Álvaro Mesquita (cerca de 25 anos de idade) foi “sobressalente” [na documentação a expressão utilizada é “sobressaliente” e também se pode designar por “supranumerário”]. Do conjunto total de 67 tripulantes inseridos nesta categoria, as suas funções estavam ligadas ao uso de armas e defesa da embarcação, isto é, a combater. Também eram designados como criados ou gente de confiança dos capitães. 

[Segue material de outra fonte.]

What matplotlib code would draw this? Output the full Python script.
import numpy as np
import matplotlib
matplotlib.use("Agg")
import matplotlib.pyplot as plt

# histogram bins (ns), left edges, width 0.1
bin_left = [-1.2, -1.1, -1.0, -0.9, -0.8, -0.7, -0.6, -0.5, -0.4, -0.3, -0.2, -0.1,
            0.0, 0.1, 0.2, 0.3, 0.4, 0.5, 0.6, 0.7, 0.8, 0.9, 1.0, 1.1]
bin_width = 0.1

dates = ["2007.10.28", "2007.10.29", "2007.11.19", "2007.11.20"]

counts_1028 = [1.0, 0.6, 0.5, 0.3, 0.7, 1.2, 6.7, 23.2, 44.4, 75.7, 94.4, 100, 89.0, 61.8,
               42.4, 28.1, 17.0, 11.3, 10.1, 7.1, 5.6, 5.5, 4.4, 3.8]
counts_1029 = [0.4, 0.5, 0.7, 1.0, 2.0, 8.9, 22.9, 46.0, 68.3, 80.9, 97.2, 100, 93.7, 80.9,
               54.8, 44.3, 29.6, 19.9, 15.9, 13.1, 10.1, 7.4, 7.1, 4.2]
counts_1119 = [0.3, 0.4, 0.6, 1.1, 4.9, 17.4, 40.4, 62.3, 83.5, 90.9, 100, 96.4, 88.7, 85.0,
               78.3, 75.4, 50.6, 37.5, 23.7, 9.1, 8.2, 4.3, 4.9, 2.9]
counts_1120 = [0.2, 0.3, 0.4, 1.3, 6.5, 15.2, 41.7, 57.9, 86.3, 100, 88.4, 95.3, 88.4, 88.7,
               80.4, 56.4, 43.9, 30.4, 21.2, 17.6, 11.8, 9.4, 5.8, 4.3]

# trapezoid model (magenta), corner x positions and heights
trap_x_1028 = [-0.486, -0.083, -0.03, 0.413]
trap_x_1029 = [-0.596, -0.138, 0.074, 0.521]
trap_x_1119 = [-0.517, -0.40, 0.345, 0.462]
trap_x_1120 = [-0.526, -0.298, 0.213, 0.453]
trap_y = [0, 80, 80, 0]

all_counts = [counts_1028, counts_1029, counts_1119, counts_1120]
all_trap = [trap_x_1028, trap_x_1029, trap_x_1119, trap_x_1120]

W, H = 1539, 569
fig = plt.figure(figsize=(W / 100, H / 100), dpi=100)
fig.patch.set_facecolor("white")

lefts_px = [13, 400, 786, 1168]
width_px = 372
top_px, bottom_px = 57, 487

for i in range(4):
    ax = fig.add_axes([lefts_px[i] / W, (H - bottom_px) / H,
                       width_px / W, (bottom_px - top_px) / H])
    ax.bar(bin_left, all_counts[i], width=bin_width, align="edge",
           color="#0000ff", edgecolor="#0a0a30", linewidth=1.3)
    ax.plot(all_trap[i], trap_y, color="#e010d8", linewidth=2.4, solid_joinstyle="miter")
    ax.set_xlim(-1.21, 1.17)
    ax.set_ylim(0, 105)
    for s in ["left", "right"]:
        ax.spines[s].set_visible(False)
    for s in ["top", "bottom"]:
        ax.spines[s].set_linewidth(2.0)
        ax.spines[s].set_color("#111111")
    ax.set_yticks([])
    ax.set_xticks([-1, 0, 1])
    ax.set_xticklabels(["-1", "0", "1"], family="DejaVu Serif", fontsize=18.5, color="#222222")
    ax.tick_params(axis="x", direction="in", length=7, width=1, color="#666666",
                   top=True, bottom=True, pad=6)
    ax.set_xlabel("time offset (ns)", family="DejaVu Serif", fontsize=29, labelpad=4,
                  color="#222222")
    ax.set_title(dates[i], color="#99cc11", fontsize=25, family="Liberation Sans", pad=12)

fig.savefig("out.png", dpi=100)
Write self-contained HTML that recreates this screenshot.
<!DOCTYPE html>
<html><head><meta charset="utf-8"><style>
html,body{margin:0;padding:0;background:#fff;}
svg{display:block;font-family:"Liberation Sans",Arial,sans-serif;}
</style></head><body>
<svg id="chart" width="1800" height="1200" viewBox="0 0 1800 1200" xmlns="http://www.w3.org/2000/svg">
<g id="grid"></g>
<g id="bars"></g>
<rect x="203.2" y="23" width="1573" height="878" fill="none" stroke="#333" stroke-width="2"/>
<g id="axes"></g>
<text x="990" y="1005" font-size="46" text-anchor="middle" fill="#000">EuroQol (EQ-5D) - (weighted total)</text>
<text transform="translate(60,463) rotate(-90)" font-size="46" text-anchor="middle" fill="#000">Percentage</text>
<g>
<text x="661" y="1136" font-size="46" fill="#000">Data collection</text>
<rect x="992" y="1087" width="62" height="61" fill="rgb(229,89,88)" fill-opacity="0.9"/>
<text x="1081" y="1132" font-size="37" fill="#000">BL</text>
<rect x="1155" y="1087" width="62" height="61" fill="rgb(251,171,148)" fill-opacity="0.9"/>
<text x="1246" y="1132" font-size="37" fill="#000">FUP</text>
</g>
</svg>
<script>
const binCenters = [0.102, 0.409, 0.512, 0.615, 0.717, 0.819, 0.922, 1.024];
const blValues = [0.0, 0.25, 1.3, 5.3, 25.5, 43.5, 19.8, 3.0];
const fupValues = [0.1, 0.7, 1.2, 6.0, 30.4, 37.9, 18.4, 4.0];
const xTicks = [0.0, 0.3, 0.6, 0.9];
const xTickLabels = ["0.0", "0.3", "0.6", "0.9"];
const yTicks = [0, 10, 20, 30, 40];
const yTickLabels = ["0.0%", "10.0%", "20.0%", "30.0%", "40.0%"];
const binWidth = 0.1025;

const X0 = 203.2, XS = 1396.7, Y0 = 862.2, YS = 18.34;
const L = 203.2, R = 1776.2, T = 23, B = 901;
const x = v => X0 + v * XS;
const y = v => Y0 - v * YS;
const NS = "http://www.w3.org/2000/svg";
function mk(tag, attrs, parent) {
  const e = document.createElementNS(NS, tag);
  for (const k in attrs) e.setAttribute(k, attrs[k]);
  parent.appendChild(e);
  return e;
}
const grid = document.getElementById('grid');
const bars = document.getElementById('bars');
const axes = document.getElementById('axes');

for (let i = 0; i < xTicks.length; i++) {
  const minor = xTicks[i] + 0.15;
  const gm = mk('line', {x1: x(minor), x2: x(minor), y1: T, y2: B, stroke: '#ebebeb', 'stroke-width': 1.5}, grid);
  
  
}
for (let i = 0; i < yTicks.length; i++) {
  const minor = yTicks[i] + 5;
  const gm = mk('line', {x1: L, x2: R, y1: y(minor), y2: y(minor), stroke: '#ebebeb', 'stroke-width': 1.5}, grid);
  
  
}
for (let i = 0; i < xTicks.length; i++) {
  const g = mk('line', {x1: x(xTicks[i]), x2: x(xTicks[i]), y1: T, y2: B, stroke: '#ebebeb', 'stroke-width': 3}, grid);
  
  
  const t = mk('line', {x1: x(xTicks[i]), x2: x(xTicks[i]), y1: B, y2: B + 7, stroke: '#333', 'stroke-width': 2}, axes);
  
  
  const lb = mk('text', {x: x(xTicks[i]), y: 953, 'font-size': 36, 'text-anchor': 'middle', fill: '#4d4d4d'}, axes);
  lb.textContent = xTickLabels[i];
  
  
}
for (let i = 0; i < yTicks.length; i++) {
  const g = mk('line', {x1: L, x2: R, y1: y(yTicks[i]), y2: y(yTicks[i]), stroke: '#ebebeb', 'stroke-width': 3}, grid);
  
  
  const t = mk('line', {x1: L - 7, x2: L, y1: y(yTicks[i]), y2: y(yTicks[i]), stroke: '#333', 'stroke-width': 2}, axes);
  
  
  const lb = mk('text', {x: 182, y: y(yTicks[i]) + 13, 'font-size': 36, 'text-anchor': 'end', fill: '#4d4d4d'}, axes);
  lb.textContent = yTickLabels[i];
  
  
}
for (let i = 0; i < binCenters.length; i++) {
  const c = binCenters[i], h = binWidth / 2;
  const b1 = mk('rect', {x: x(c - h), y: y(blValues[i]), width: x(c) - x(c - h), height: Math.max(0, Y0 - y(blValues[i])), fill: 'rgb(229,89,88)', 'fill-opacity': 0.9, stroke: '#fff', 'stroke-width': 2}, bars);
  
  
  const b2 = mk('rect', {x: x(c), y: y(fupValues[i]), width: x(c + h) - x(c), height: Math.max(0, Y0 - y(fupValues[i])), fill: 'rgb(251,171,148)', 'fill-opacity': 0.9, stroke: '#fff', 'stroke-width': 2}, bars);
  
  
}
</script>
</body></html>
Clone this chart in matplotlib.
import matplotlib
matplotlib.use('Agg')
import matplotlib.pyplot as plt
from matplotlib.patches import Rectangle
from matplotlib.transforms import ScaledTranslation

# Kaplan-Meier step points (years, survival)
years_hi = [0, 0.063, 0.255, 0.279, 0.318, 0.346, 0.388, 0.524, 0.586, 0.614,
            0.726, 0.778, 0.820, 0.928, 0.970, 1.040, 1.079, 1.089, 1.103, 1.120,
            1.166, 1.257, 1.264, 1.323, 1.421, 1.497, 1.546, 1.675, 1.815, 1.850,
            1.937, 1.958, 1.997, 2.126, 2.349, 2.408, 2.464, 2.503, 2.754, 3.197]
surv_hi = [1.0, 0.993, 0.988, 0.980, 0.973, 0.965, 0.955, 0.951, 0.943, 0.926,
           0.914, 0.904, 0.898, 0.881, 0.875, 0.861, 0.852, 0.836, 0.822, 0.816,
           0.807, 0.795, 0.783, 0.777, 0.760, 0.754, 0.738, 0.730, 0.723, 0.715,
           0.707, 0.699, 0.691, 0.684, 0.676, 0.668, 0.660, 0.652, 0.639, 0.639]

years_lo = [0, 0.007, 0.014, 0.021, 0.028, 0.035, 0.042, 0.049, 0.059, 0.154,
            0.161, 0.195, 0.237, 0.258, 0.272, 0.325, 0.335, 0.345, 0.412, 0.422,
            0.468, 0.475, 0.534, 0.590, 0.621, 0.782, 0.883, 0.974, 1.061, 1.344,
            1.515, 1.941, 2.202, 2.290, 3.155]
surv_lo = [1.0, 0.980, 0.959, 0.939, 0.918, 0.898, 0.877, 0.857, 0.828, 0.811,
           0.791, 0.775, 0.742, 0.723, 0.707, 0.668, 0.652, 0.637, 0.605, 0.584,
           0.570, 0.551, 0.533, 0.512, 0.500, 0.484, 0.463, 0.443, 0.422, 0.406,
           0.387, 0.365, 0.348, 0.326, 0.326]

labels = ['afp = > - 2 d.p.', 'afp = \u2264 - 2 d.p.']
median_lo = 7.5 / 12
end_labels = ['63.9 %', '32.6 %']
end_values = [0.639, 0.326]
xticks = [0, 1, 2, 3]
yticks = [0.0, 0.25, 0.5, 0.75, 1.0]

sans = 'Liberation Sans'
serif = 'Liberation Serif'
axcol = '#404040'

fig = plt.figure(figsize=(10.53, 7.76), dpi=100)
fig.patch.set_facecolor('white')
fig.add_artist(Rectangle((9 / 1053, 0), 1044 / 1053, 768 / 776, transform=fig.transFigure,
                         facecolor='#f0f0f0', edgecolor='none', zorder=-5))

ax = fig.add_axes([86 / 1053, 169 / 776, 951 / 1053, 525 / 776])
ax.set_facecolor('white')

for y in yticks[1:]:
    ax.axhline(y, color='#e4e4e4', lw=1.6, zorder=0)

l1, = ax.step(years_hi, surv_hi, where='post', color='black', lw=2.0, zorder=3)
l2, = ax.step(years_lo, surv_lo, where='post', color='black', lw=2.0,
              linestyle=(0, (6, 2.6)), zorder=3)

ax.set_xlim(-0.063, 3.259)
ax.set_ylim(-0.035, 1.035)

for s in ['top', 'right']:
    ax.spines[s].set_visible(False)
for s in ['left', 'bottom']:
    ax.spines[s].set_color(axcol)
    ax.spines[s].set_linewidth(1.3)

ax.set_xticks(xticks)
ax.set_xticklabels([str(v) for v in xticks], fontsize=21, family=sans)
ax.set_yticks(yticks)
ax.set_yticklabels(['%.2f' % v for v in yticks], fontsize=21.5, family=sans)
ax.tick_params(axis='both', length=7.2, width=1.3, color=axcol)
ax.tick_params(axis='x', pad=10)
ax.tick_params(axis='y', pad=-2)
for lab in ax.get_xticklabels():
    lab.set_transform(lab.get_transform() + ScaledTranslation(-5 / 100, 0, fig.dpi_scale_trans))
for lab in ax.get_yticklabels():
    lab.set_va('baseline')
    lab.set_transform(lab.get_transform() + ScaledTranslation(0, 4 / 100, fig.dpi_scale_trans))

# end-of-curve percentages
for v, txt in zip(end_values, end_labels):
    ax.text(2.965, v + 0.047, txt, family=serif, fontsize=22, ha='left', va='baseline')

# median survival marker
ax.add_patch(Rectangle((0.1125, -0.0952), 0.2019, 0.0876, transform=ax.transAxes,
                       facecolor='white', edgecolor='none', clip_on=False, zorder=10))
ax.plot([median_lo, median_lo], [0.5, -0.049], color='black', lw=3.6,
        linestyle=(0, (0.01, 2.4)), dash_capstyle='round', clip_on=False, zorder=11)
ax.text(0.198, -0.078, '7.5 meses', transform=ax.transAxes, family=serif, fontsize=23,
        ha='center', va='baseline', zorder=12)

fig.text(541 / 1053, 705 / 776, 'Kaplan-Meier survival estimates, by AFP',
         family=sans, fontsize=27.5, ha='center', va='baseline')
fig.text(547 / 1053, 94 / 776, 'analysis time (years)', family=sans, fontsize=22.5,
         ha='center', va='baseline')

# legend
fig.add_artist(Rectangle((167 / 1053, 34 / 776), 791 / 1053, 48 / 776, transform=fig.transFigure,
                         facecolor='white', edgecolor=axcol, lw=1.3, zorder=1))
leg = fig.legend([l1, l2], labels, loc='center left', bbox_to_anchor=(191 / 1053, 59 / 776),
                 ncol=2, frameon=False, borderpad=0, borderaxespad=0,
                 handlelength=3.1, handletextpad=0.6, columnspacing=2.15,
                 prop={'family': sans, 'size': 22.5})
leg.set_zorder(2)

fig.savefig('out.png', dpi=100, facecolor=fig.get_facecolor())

Francisco Mesquita (entre 8 e 15 anos de idade) foi contratado como pajem mas, embora inscrito nessa categoria, ficou sob a supervisão de Fernão de Magalhães. Num conjunto total de 12 pajens que se incorporaram, havia dois tipos desta categoria funcional. Existiam os pajens recomendados, que estavam sob a proteção de um oficial superior e que tinham o intuito de iniciar uma carreira. A outra tipologia seria formada por aqueles jovens que não tinham um protetor e obedeciam a todos. A estes estavam destinados os trabalhos mais penosos. 

Gonçalo Rodrigues (mais de 25 anos de idade), seguiu viagem como criado, tendo entrado no conjunto da tripulação sob as ordens de Fernão de Magalhães. Antes tinha sido também criado de D. Martinho de Castelo Branco.